When you send your screenplay to an agent, manager, producer, coverage agency, contest, or anyone else, you hope for the best. You expect to get exceptional praise in return, if not fame and fortune. You think your work is great because you wrote it and you may be blind to its flaws. However, getting glowing reviews might not be what you need or of any value to you. What will help you is some solid feedback that you can build on.
Imagine you’re opening that email or receiving that call where you’re going to hear about what someone thinks of your work. The anticipation builds and your mind races to the best possible scenario, letting your optimism get the best of you. It’s impossible not to be disappointed at least a little when you hear about the missteps you made or the improvements you could make. It’s perfectly normal to be disappointed in rejection and letting that disappointment wash over you can even be therapeutic. What’s more important, however, is that you can get over that disappointment and use the feedback constructively.
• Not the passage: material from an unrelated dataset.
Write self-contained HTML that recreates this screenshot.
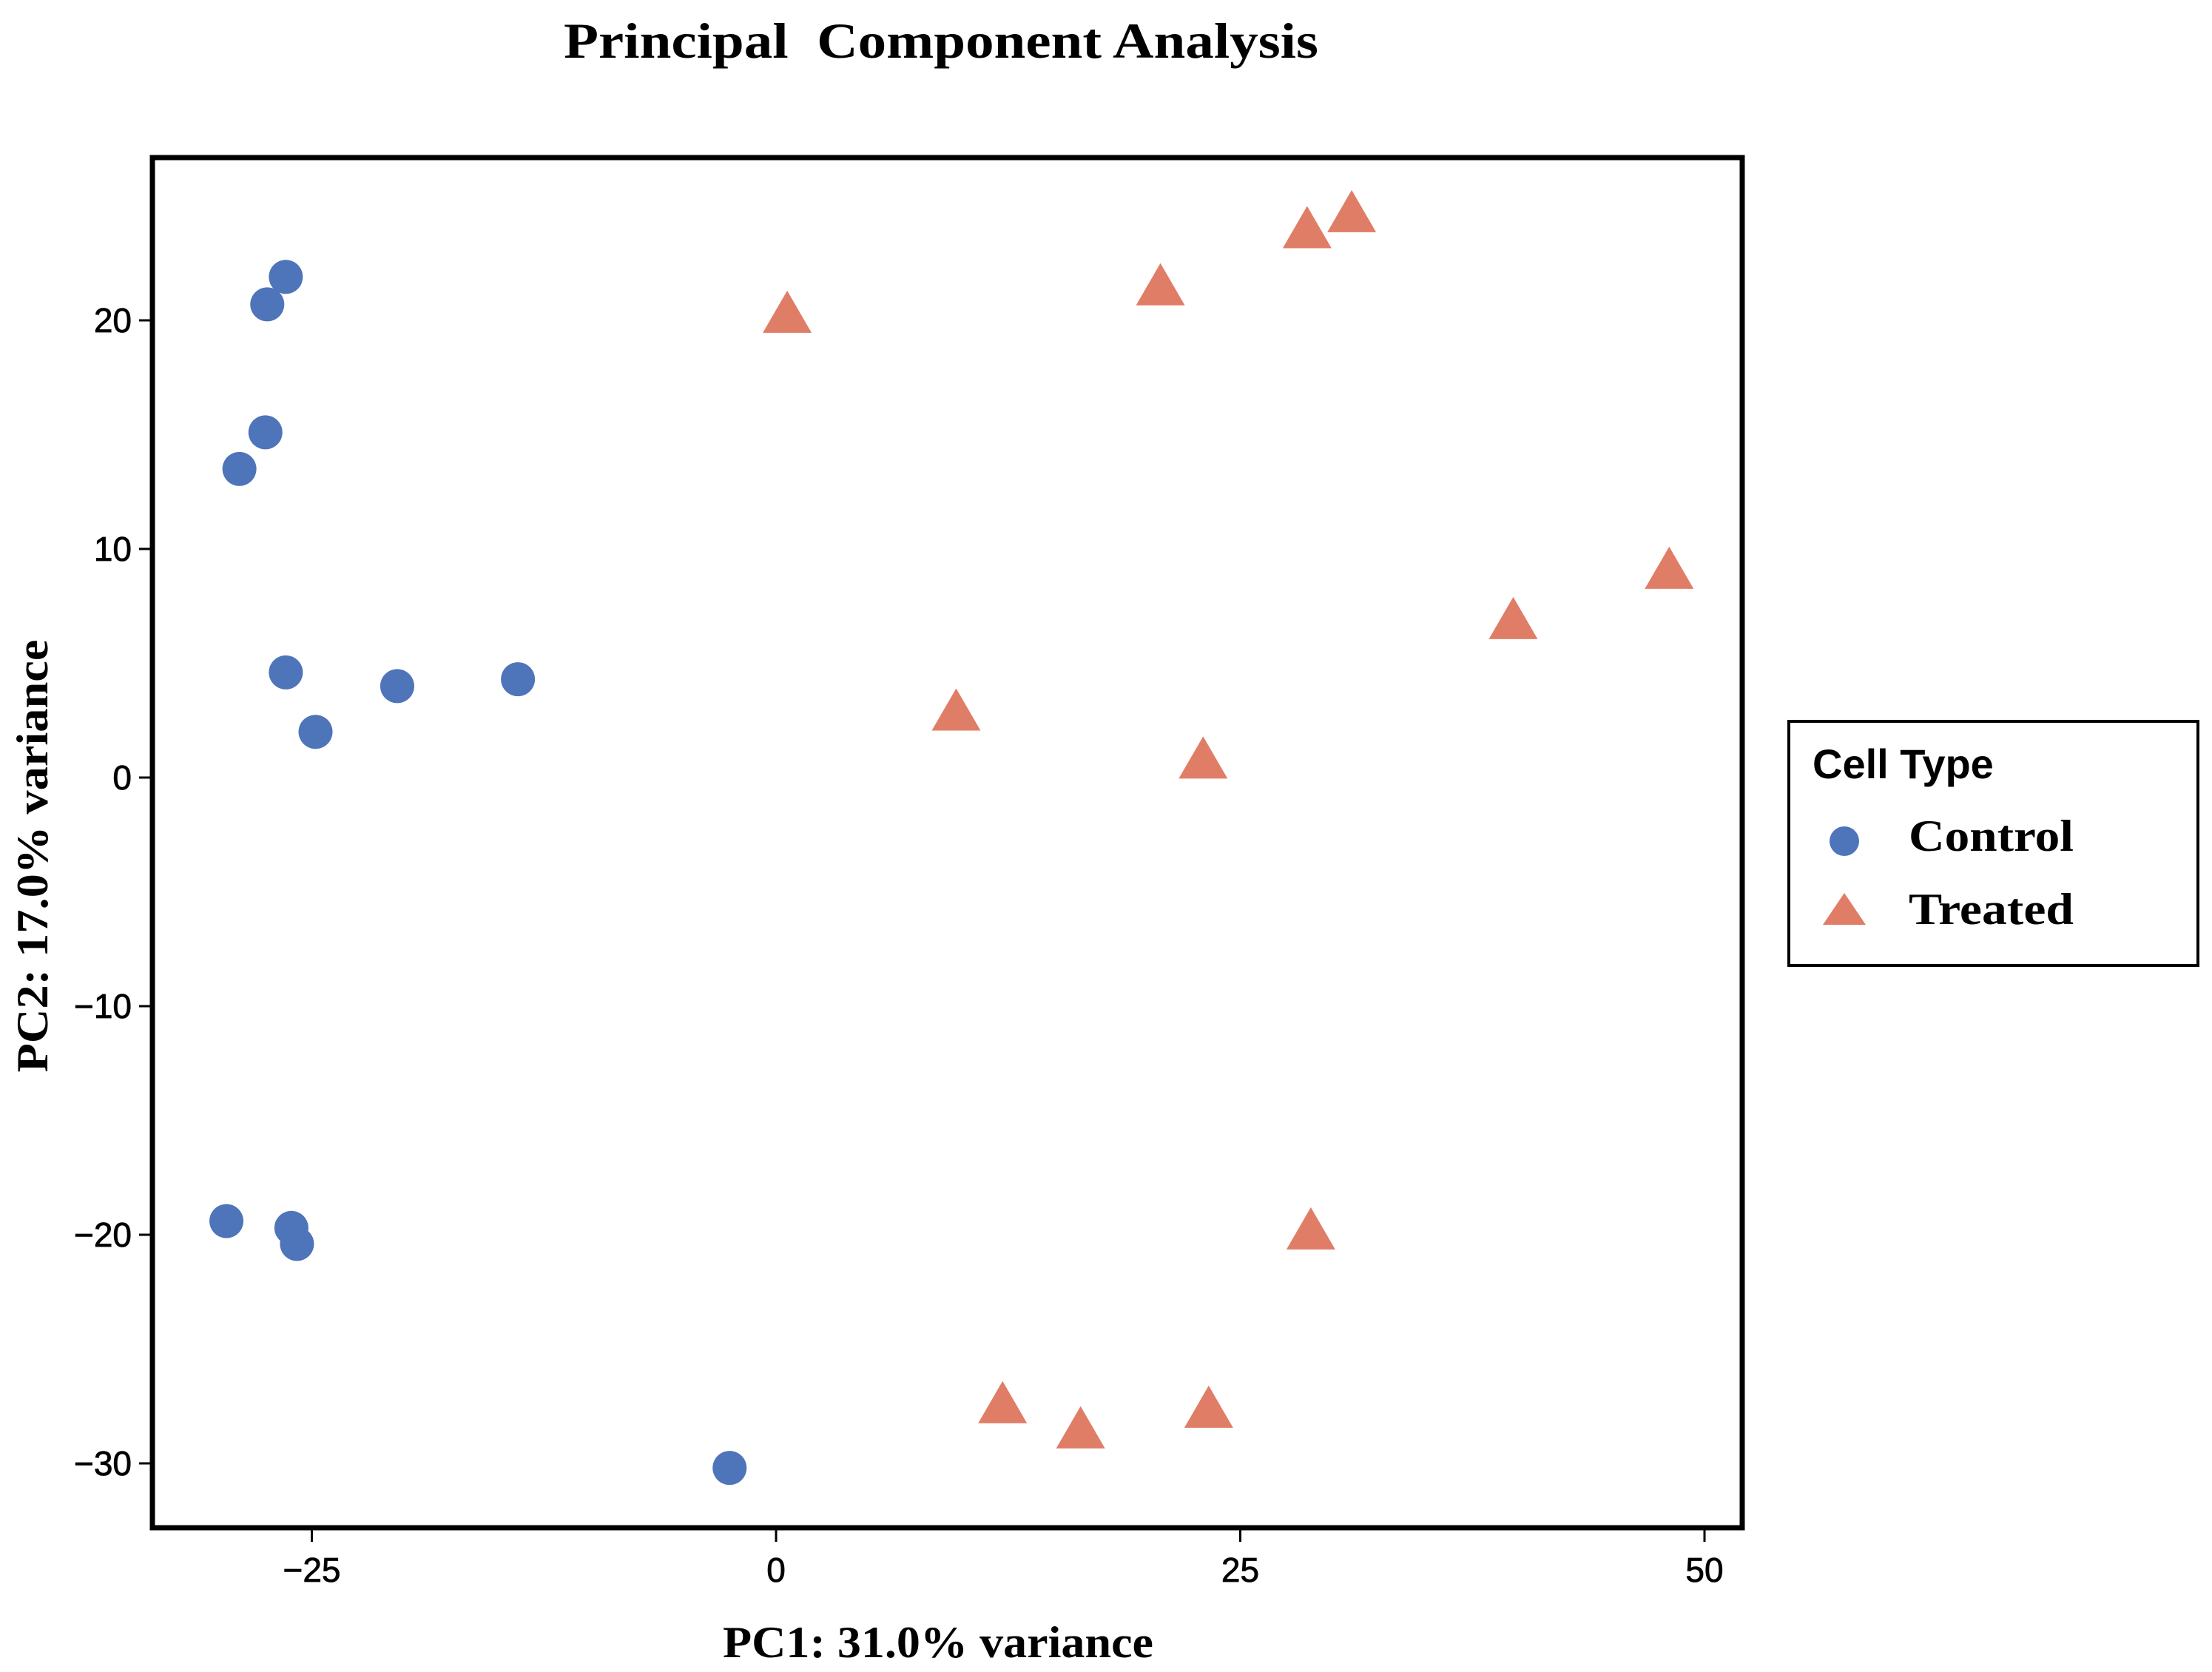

It’s hard to view your work objectively because you created these characters, this world, and the dialogue. You see it a certain way and anything you’ve left out exists in your mind, even if it’s not on the page. Just because you can’t find the faults in it doesn’t mean they don’t exist. When the faults are pointed out to you, it’s incumbent upon you to acknowledge them and figure out how to fix them.
“You can’t always get what you want but if you try sometimes, you just might find you get what you need.” That Rolling Stones lyric perfectly describes this phenomenon. You won’t get the praise or reward that you seek out of your work immediately. However, if you put in the effort to improve your writing and take the advice that’s given to you, you might discover that the rejection was what you needed all along.
If you learn to accept rejection and critique as part of the creative process, you’ll be better prepared to create something that’s worthy of praise and rewards.